Das Ausstellungskapitel macht plausibel, dass man hier nicht von Kopien sprechen kann, sondern von wechselseitigen Einflüssen: Menschen, Zeitschriften und Bilder reisten damals zwischen Europa und Japan hin und her und ver­änderten die Kunstsprachen an beiden Orten.

In São Paulo fand man derweil eine neue Begrifflichkeit für das Verhältnis von Alter und Neuer Welt, das von Ausbeutung und Kolonialismus geprägt war: Anthropophagie. Wie bei den Menschenfressern sollte Brasilien sich nach Meinung des Schriftstellers Oswald de Andrade die verschiedensten kulturellen Einflüsse einverleiben und daraus eine moderne brasilianische Identität formen. Mit dem surrealen Gemälde "Antropophagie" von de Andrades Lebensgefährtin Tarsila do Amaral kann die Ausstellung eines der faszinierendsten Werke der Moderne zeigen: Vor üppiger Dschungelfauna verschmelzen dort zwei abstrahierte Körper, eine riesige weibliche Brust springt dem Betrachter ins Gesicht.

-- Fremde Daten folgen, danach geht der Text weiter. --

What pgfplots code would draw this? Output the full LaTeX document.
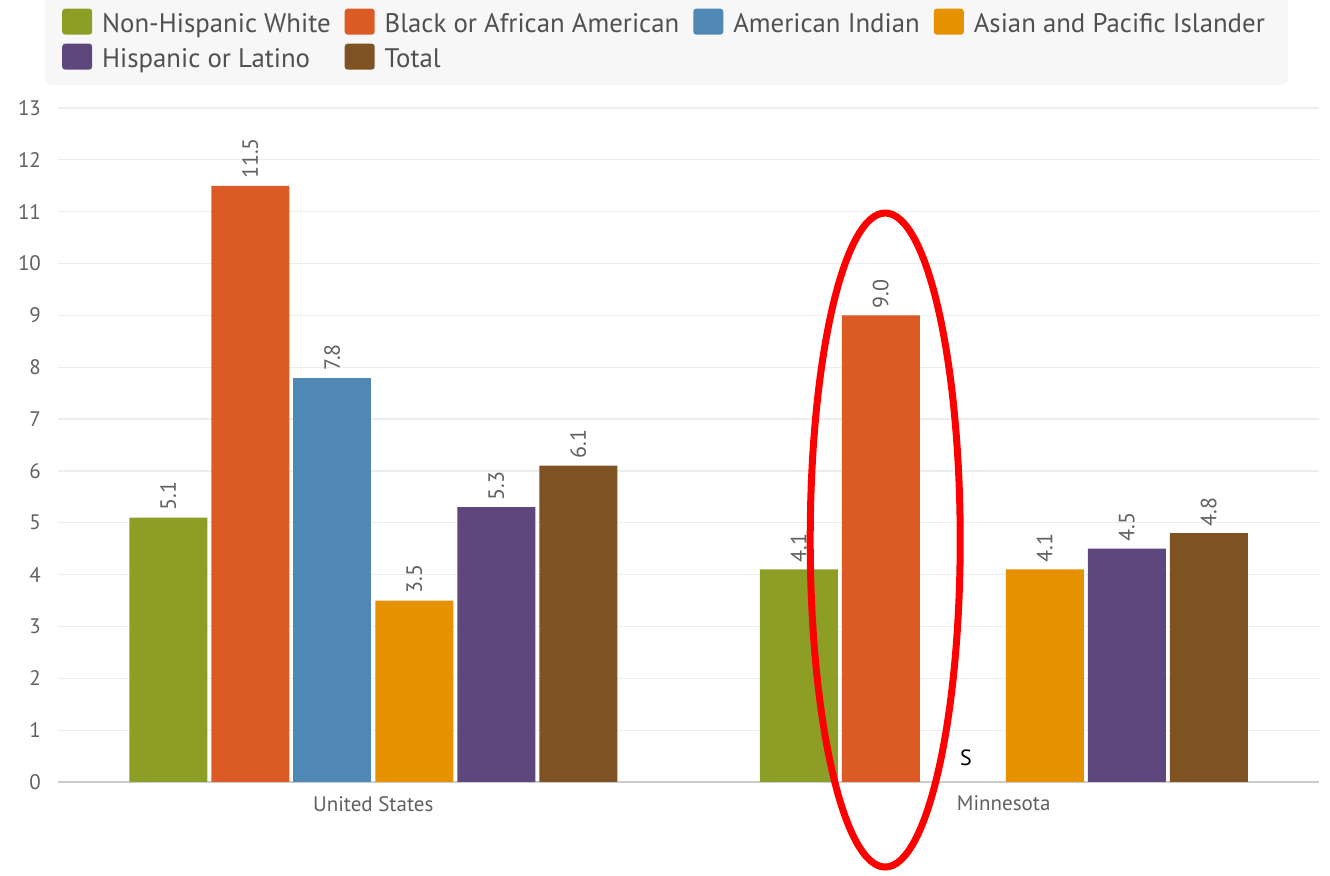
\documentclass[border=0pt]{standalone}
\usepackage{pgfplots}
\pgfplotsset{compat=1.18}
\usepackage{fontspec}
\setmainfont{PT Sans}
\definecolor{cgreen}{HTML}{8D9E27}
\definecolor{corange}{HTML}{DC5A24}
\definecolor{cblue}{HTML}{4F87B5}
\definecolor{cyellow}{HTML}{E69100}
\definecolor{cpurple}{HTML}{5E477D}
\definecolor{cbrown}{HTML}{7E5222}
\definecolor{legtext}{HTML}{505050}
\definecolor{ticktext}{HTML}{606060}
\definecolor{legendbg}{HTML}{F7F7F7}
\definecolor{gridgray}{HTML}{EDEDED}
\definecolor{axisgray}{HTML}{CCCCCC}
\pgfplotsset{sqlegend/.style={legend image code/.code={\fill[##1,draw=none,rounded corners=1.5pt] (0pt,-5pt) rectangle (15pt,8pt);}}}
\begin{document}
\begin{tikzpicture}[x=1pt,y=1pt]
\useasboundingbox (0,0) rectangle (665,438);
\fill[legendbg, rounded corners=3pt] (22.5,395.5) rectangle (644,441);
\begin{axis}[
  at={(29pt,47pt)}, anchor=south west,
  scale only axis, width=630.5pt, height=337pt,
  xmin=-0.5, xmax=1.5, ymin=0, ymax=13,
  ybar=2pt, bar width=39pt,
  xtick={0,1}, xticklabels={United States,Minnesota},
  ytick={0,1,...,13},
  ymajorgrids, grid style={draw=gridgray, line width=0.6pt},
  major tick length=0pt,
  axis x line*=bottom, axis y line*=left,
  y axis line style={draw=none},
  x axis line style={draw=axisgray, line width=0.8pt},
  tick label style={font=\fontsize{10.5}{12}\selectfont, text=ticktext},
  yticklabel style={xshift=-5pt},
  xticklabel style={yshift=-3.5pt},
  /pgf/number format/assume math mode=true,
  nodes near coords={\pgfmathprintnumber[fixed,fixed zerofill,precision=1,assume math mode=true]{\pgfplotspointmeta}},
  every node near coord/.append style={rotate=90, anchor=west, font=\fontsize{11}{12}\selectfont, text=ticktext},
  every axis plot post/.append style={sqlegend},
  legend columns=4,
  legend cell align=left,
  legend style={at={(axis description cs:0.003,1.148)}, anchor=north west,
    draw=none, fill=none, inner sep=0pt,
    font=\fontsize{13.4}{15}\selectfont, text=legtext,
    /tikz/every odd column/.append style={column sep=3pt},
    /tikz/every even column/.append style={column sep=5pt},
    row sep=2pt},
  clip=false,
]
\addplot[fill=cgreen, draw=none] coordinates {(0,5.1) (1,4.1)};
\addplot[fill=corange, draw=none] coordinates {(0,11.5) (1,9.0)};
\addplot[fill=cblue, draw=none] coordinates {(0,7.8)};
\addplot[fill=cyellow, draw=none] coordinates {(0,3.5) (1,4.1)};
\addplot[fill=cpurple, draw=none] coordinates {(0,5.3) (1,4.5)};
\addplot[fill=cbrown, draw=none] coordinates {(0,6.1) (1,4.8)};
\legend{Non-Hispanic White, Black or African American, American Indian, Asian and Pacific Islander, Hispanic or Latino, Total}
\node[font=\fontsize{11}{12}\selectfont, text=black] at (axis cs:0.94,0.46) {S};
\draw[red, line width=3.5pt] (axis cs:0.812,4.667) ellipse [x radius=37.5pt, y radius=163.5pt];
\end{axis}
\end{tikzpicture}
\end{document}
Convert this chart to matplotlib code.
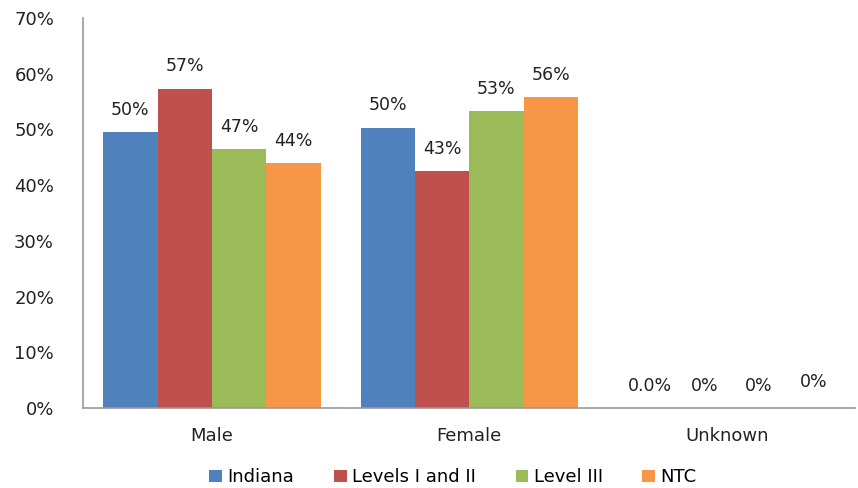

Die Ausstellung stellt noch einige Persönlichkeiten vor, von Lasar Segall, dem aus Vilnius stammenden jüdischen Chronisten der Flüchtlingswellen des Zweiten Weltkriegs, bis zu der blendend schönen Inderin Amrita Sher-Gil, die sich während ihres kurzen Lebens von der Pariser Akademiemalerin und Bohemienne zur Wegbereiterin einer eigenständigen indischen Moderne entwickelte. Deren Werke werden jeweils angedockt an Arbeiten aus der Sammlung, formale oder auch biografische Parallelen werden sichtbar: So führt ein Porträt Amedeo Modiglianis von Diego Rivera, das sich überraschenderweise in der Sammlung befindet, in die mexikanische Avantgarde der 30er-Jahre ein.

Der Epilog ist wieder dem Kanon vorbehalten, wie der Gründungsdirektor der Kunstsammlung Werner Schmalenbach ihn sah. Und plötzlich sieht man seine nordamerikanisch und männlich dominierte Moderne nicht mehr universell, sondern als eine Erzählung unter vielen.